How both these systems perform over the next three years will be really interesting, the composition of the swards is changing over time, with a noticeable reduction in chicory on the MSS, much more work is required to determine the best management practices for a long-term sustainable MSS system, but results to date are promising.

Table 1. Highlights the performance of both systems to date in 2022

2022Multi SpeciesGrass Clover
Stocking rate 2.63 Lu/ha  2.63 Lu/ha  
Annual Production - grazed - kg/DM/ha 9,730  9,525 
Annual Production - silage - kg/DM/ha 2,940  2,955 
N applied/ha 54  144 
Concentrates fed / cow 1014  1012 
Kg Milk Solids / cow 559  556 
Empty rate - 11 week breeding all in calf  all in calf 

Grassand Management on the farm of Eugene & Eoin Lawler Ballitore, Co. Kildare - November 29th 2022

Location: Ballitore, Co. Kildare
Enterprise: Dairy
Herd EBI: €180
Stocking Rate: 
2.3 LU/ha on whole farm
2022 Meal Fed/Cow: 1157 Kg DM/ha (to date)
2022 Milk Solids/Cow: 455 Kg MS/cow (to end Oct)

Autumn Grazing Management

Our autumn building started from an AFC 216 Kg DM/ha on 23rd August. The rain in September brought on grass growth and it peaked and stayed around 700 Kg DM/ha during October as we sold some cows to drop stocking rate from 3 LU/Ha to 2.6 LU/ha and zero-grazed in silage ground. I stopped spreading chemical N in July with the drought. With the background release of N and slurry in September, we decided there was adequate amounts without it. Considering we are still grazing today, we’re happy with our decision.

We’ve been out by day since the end of October due to rainfall. We picked which days to graze and probably lost a week during November that they didn’t go out. The AFC on 10th November was actually 949 Kg DM/ha, so this meant we could keep grazing and tomorrow November 30th will be the last grazing.

We used the projected wedge last week and it gave us the confidence to graze two more paddocks but I’m only grazing one as I’d prefer to have the other for the spring. The wedge predicts my closing cover on Dec 1st will be 830 Kg DM/ha. I’m doing our closing cover tomorrow to clarify this.

The paddock we grazed was a clover paddock oversown in May. The clover has come on really well this autumn and it was at 1,400 Kg DM/ha but we wanted to get light down to the base. We have zero-grazed grass come in for another 10 days or so.

Flexibility is essential for us here, if we stuck rigidly to a plan you wouldn’t manage. Every week we have to respond differently to our plans when it isn’t going right. I’m a big believer in keeping in touch with the people who know, and this is why I find the grass group a great asset to our farm.

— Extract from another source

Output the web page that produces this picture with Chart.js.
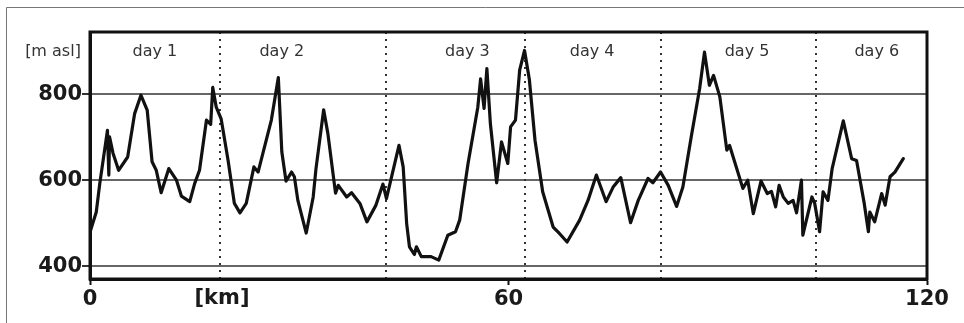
<!DOCTYPE html>
<html>
<head>
<meta charset="utf-8">
<script src="https://cdn.jsdelivr.net/npm/chart.js@4.4.1/dist/chart.umd.min.js"></script>
<style>
  html, body { margin: 0; padding: 0; background: #fff; }
  canvas { display: block; }
</style>
</head>
<body>
<canvas id="perfilChart" width="964" height="323"></canvas>
<script>
// perfil de altura
var distanceKm = [0.1, 0.9, 1.4, 2.5, 2.7, 2.8, 3.3, 4.1, 5.4, 6.4, 7.3, 8.2, 8.9, 9.5, 10.2, 11.3, 12.4, 13.1, 14.3, 15.0,
    15.7, 16.7, 17.3, 17.6, 18.1, 18.8, 19.8, 20.7, 21.5, 22.4, 23.5, 24.1, 26.0, 27.0, 27.5, 28.1, 28.9, 29.3, 29.8, 31.0,
    32.0, 32.4, 33.5, 34.1, 35.2, 35.6, 36.8, 37.5, 38.7, 39.7, 41.0, 42.0, 42.5, 44.3, 44.9, 45.4, 45.8, 46.5, 46.8, 47.5,
    48.9, 50.0, 51.3, 52.4, 53.0, 54.2, 55.6, 56.0, 56.5, 56.9, 57.4, 58.3, 59.0, 59.9, 60.3, 61.0, 61.6, 62.3, 63.0, 63.8,
    64.9, 66.4, 67.3, 68.4, 70.2, 71.4, 72.6, 74.0, 75.0, 76.1, 77.5, 78.6, 80.0, 80.7, 81.8, 82.9, 84.1, 85.0, 86.2, 87.4,
    88.1, 88.8, 89.4, 90.3, 91.3, 91.7, 93.6, 94.3, 95.1, 96.2, 97.1, 97.7, 98.3, 98.8, 99.4, 100.1, 100.8, 101.3, 102.0, 102.2,
    103.5, 103.9, 104.6, 105.1, 105.8, 106.4, 108.0, 109.2, 109.9, 111.0, 111.6, 111.8, 112.5, 113.5, 114.0, 114.7, 115.4, 116.6];
var elevationM = [484, 526, 592, 716, 612, 701, 663, 623, 654, 755, 798, 763, 643, 623, 571, 627, 600, 563, 550, 592,
    623, 740, 730, 816, 770, 743, 646, 546, 524, 546, 631, 619, 740, 839, 666, 598, 619, 608, 553, 477,
    561, 627, 764, 709, 570, 588, 561, 571, 546, 503, 542, 591, 557, 681, 631, 499, 445, 427, 445, 422,
    422, 414, 472, 480, 507, 639, 770, 836, 767, 860, 732, 594, 689, 639, 724, 740, 856, 902, 833, 693,
    573, 491, 476, 456, 507, 553, 612, 550, 584, 606, 501, 553, 604, 594, 619, 588, 539, 584, 701, 813,
    898, 821, 844, 794, 670, 681, 581, 600, 522, 598, 569, 574, 538, 588, 561, 546, 553, 524, 600, 472,
    561, 546, 480, 573, 553, 627, 738, 650, 646, 546, 480, 526, 503, 569, 542, 608, 619, 650];

var dayBreaksKm = [18.6, 42.4, 62.4, 81.9, 104.1];
var dayLabels = ['day 1', 'day 2', 'day 3', 'day 4', 'day 5', 'day 6'];
var dayLabelKm = [9.3, 27.5, 54.1, 72.0, 94.2, 112.8];
var xTicks = [0, 60, 120];
var yTicks = [400, 600, 800];

var puntos = distanceKm.map(function (d, i) { return { x: d, y: elevationM[i] }; });

var decoracion = {
    id: 'decoracion',
    beforeDraw: function (chart) {
        var ctx = chart.ctx;
        ctx.save();
        ctx.fillStyle = '#fff';
        ctx.fillRect(0, 0, chart.width, chart.height);
        // marco exterior
        ctx.strokeStyle = '#777';
        ctx.lineWidth = 1;
        ctx.beginPath();
        ctx.moveTo(6.5, chart.height);
        ctx.lineTo(6.5, 7.5);
        ctx.lineTo(chart.width, 7.5);
        ctx.stroke();
        ctx.restore();
    },
    beforeDatasetsDraw: function (chart) {
        var ctx = chart.ctx, area = chart.chartArea, xs = chart.scales.x;
        ctx.save();
        ctx.strokeStyle = '#333';
        ctx.lineWidth = 2;
        ctx.setLineDash([2, 5]);
        dayBreaksKm.forEach(function (km) {
            var px = Math.round(xs.getPixelForValue(km));
            ctx.beginPath();
            ctx.moveTo(px, area.top);
            ctx.lineTo(px, area.bottom);
            ctx.stroke();
        });
        ctx.restore();
    },
    afterDraw: function (chart) {
        var ctx = chart.ctx, area = chart.chartArea, xs = chart.scales.x;
        ctx.save();
        ctx.strokeStyle = '#111';
        ctx.lineWidth = 3;
        ctx.strokeRect(area.left, area.top, area.right - area.left, area.bottom - area.top);

        ctx.fillStyle = '#333';
        ctx.font = '16px "DejaVu Sans"';
        ctx.textAlign = 'center';
        ctx.textBaseline = 'middle';
        dayLabels.forEach(function (t, i) {
            ctx.fillText(t, xs.getPixelForValue(dayLabelKm[i]), 52);
        });
        ctx.fillText('[m asl]', 53, 52);

        ctx.fillStyle = '#1a1a1a';
        ctx.font = 'bold 21px "DejaVu Sans"';
        ctx.fillText('[km]', 222, 299);
        ctx.restore();
    }
};

var ctx = document.getElementById('perfilChart').getContext('2d');

var myChart = new Chart(ctx, {
    type: 'line',
    data: {
        datasets: [{
            data: puntos,
            borderColor: '#111',
            borderWidth: 3.2,
            borderJoinStyle: 'round',
            borderCapStyle: 'round',
            pointRadius: 0,
            tension: 0,
            fill: false
        }]
    },
    options: {
        responsive: false,
        animation: false,
        events: [],
        layout: {
            padding: { left: 0, right: 37, top: 32, bottom: 0 }
        },
        scales: {
            x: {
                type: 'linear',
                min: 0,
                max: 120,
                afterBuildTicks: function (scale) {
                    scale.ticks = xTicks.map(function (v) { return { value: v }; });
                },
                afterFit: function (scale) { scale.height = 44; },
                grid: {
                    drawOnChartArea: false,
                    drawTicks: true,
                    tickLength: 6,
                    tickColor: '#111',
                    tickWidth: 2
                },
                border: { display: true, color: '#111', width: 3 },
                ticks: {
                    color: '#1a1a1a',
                    padding: 2,
                    maxRotation: 0,
                    autoSkip: false,
                    font: { family: 'DejaVu Sans', size: 21, weight: 'bold' }
                }
            },
            y: {
                min: 370,
                max: 945,
                afterBuildTicks: function (scale) {
                    scale.ticks = yTicks.map(function (v) { return { value: v }; });
                },
                afterFit: function (scale) { scale.width = 90; },
                grid: {
                    color: '#666',
                    lineWidth: 2,
                    drawTicks: true,
                    tickLength: 8,
                    tickColor: '#333'
                },
                border: { display: true, color: '#111', width: 3 },
                ticks: {
                    color: '#1a1a1a',
                    padding: 0,
                    font: { family: 'DejaVu Sans', size: 21, weight: 'bold' }
                }
            }
        },
        plugins: {
            legend: { display: false },
            tooltip: { enabled: false }
        }
    },
    plugins: [decoracion]
});
</script>
</body>
</html>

Average Farm Cover (AFC): 870 KgDM/ha
Growth: 10 KgDM/ha/day
Annual Tonnage YTD: 11.7 T DM/ha - year to date
No. Grazings/Cuts: 9.1
Kg N/ha (milking platform): 171 Kg N/ha (Inc. 35 Kg N/ha organic)

Soil Fertility

The farm was soil tested last winter. The farm is in index 3s and 4s for P and K. We do need to spread lime and I’d like to spread around 200 T lime between now and the spring if conditions allow.